Single by The Jacksons

from the album Triumph
- B-side: "Everybody"
- Released: February 13, 1981
- Recorded: March 1980
- Genre: Disco
- Length: 5:58 (album version); 3:50 (U.S. 7-inch edit); 3:59 (European 7-inch edit);
- Label: Epic; CBS;
- Songwriters: Michael Jackson; Jackie Jackson;
- Producer: The Jacksons;

The Jacksons singles chronology
| "This Place Hotel" (1980) | "Can You Feel It" (1981) | "Walk Right Now" (1981) |

Music video
- "Can You Feel It" on YouTube

= Can You Feel It (The Jacksons song) =

"Can You Feel It" is a song by American group the Jacksons, recorded in March 1980 and released as the third single from their album Triumph on February 13, 1981.

Written by brothers Michael Jackson and Jackie Jackson, the song featured solo leads by Michael and Randy Jackson. Released as a single in 1981, "Can You Feel It" peaked at number 77 on the Billboard Hot 100 and number 30 on the Billboard R&B Chart.
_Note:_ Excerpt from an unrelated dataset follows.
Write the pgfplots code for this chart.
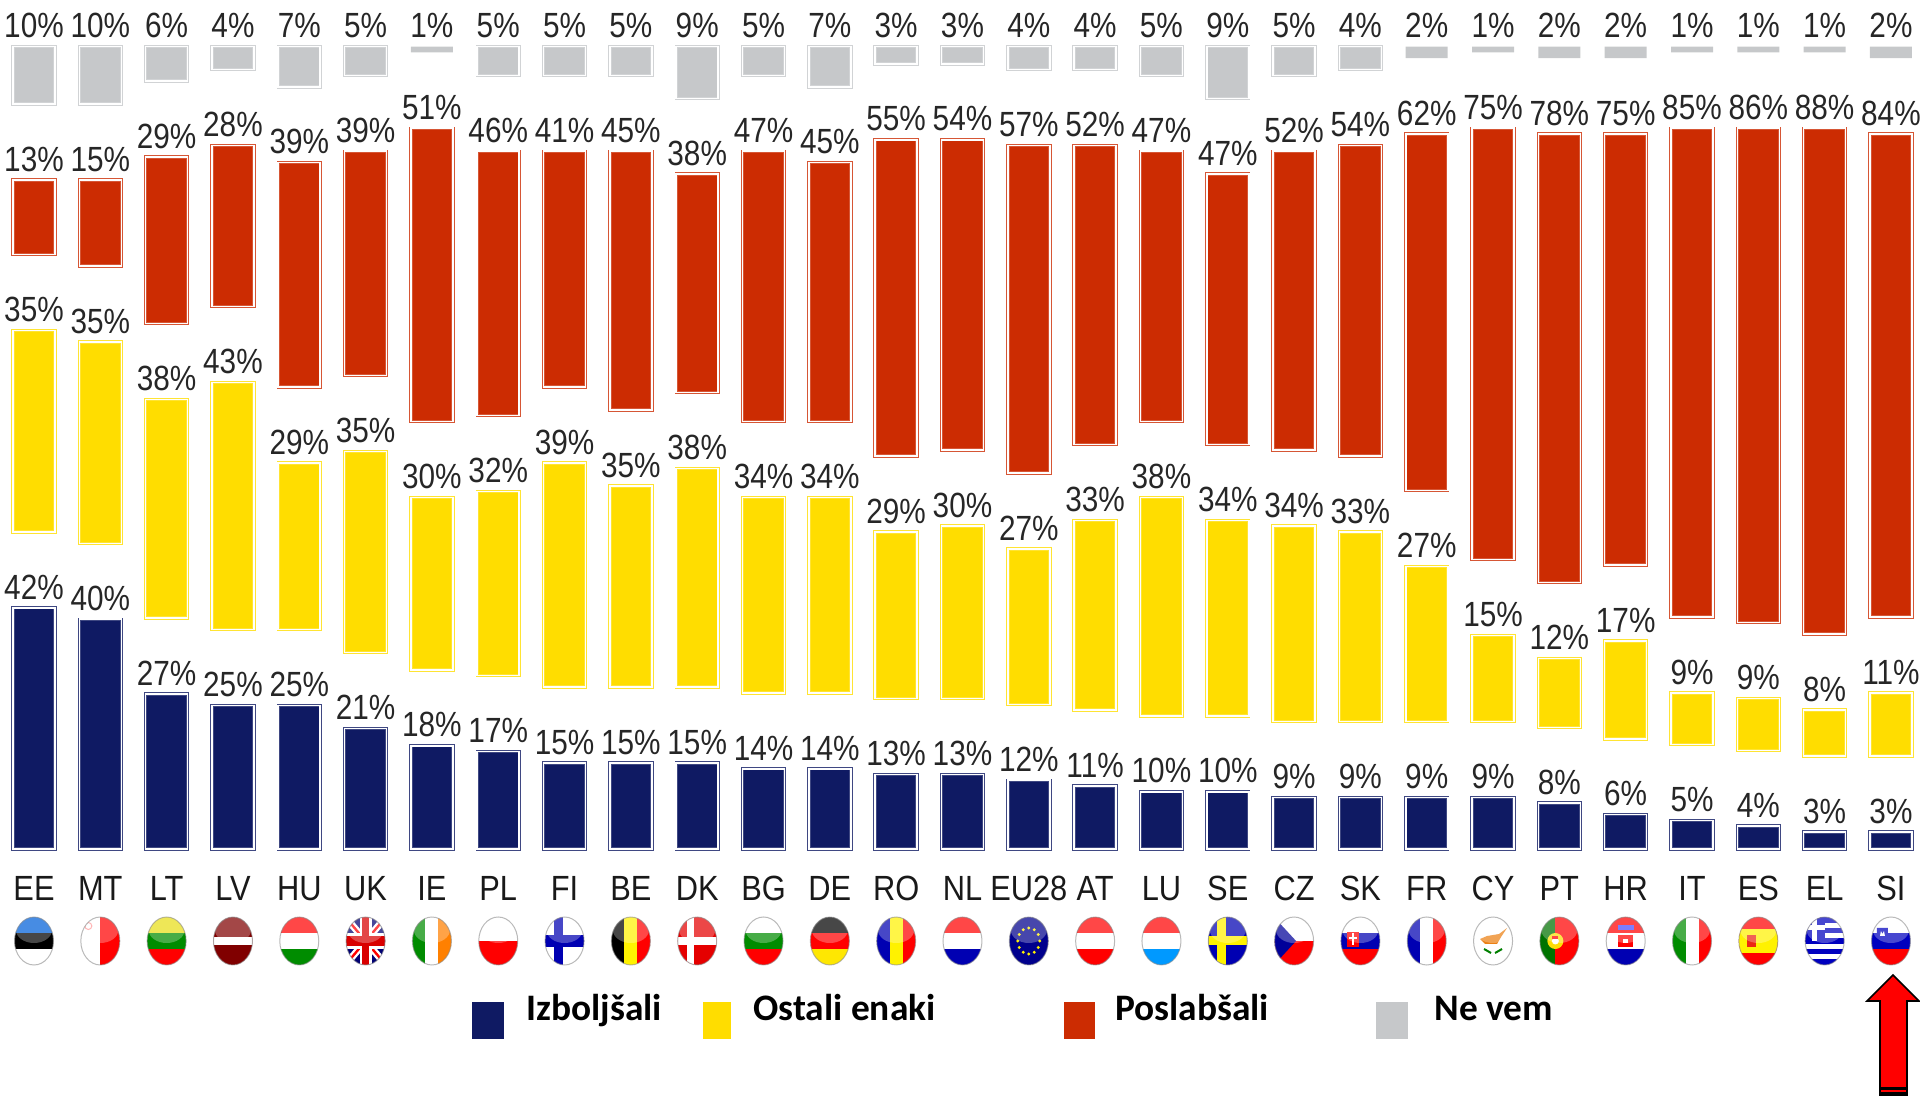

Outside of the United States, "Can You Feel It" topped the charts in Belgium (Flanders) and South Africa, peaked within the top ten of the charts in Australia, the Netherlands, and the United Kingdom, and the top 20 of the charts in Ireland.

==Critical reception==
Record World wrote that "Dynamic strings join Michael and Randy's vocal drama to provide memorable musical suspense."

==Personnel==

- Written and composed by Michael Jackson and Jackie Jackson
- Produced by the Jacksons
- Lead vocals: Michael and Randy Jackson
- Arrangement by Michael and Jackie Jackson
- String arrangement by Tom Tom 84
- Keyboards: Greg Phillinganes, Ronnie Foster, Bill Wolfer (uncredited)
- Guitars: Tito Jackson, David Williams
- Bass: Nathan Watts
- Drums: Ollie E. Brown
- Vibes: Gary L. Coleman
- Background vocal coordinator and choir director: Stephanie Spruill
  - The Children's Choir: Yolanda Kenerly, Brigette Bush, Audra Tillman, Lita Aubrey, Rhonda Gentry, Roger Kenerly II, Soloman Daniels, Brian Stilwell, Gerry Gruberth, Peter Wade
  - The Adults' Choir: Stephanie Spruill, Paulette McWilliams, Bunny Hull, Carolyn Dennis, Venetta Fields, Josie James, Paulette Brown, Carmen Twillie, Lisa Roberts, Phyllis St. James, Roger Kenerly-Saint, Ronald Vann, Louis Price Gregory Wright, Arnold McCuller, Roy Galloway, Jim Gilstrap, Gerry Garrett, Bob Mack, Tyrell "Rock" Deadrick

==Charts==

| Chart (1980–1981) | Peak position |
|---|---|
| Australia (Kent Music Report) | 10 |
| Belgium (Ultratop 50 Flanders) | 1 |
| Irish Singles Chart | 12 |
| Netherlands (Dutch Top 40) | 2 |
| Netherlands (Single Top 100) | 3 |
| South African Chart | 1 |
| UK (Official Charts Company) | 6 |
| US Billboard Hot 100 | 77 |
| US Dance Club Songs (Billboard) | 1 |
| US Hot R&B/Hip-Hop Songs (Billboard) | 30 |

| Chart (2009) | Peak position |
|---|---|
| Australia (ARIA) | 41 |
| Netherlands (Single Top 100) | 44 |
| UK (Official Charts Company) | 59 |

==Certifications==

| Region | Certification | Certified units/sales |
| United Kingdom (BPI) | Silver | 250,000^{^} |
^{^} Shipments figures based on certification alone.

==Music video==
The 9-minute accompanying video, entitled "The Triumph", was noted for its special effects created by Robert Abel and Associates, responsible for the film Tron. In 2001, it was voted one of the 100 best videos of all time, in a poll to mark the 20th anniversary of MTV. The title was also used for a 2009 greatest hits compilation. The video was featured on the bonus disc of the box set, Michael Jackson's Vision.

Billboard said it was "a cinematic masterpiece with strikingly advanced visual effects for its time." Rolling Stone placed it at number 12 on their list of the best Michael Jackson videos.

===Personnel===
- Prelude narration spoken by Ken Nordine
- Developed by Robert Abel
- Directed by Michael Gibson
- Technical director: John Grower
- Director of photography: Laszlo Kovacs
- Editor: Kathryn Campbell
- Production artist: Michael Sterling

==In popular culture==
The track was sampled by The Tamperer featuring Maya for their 1998 hit single "Feel It".

A cover version of the song appeared in a 2018 holiday advertising campaign for Amazon.com.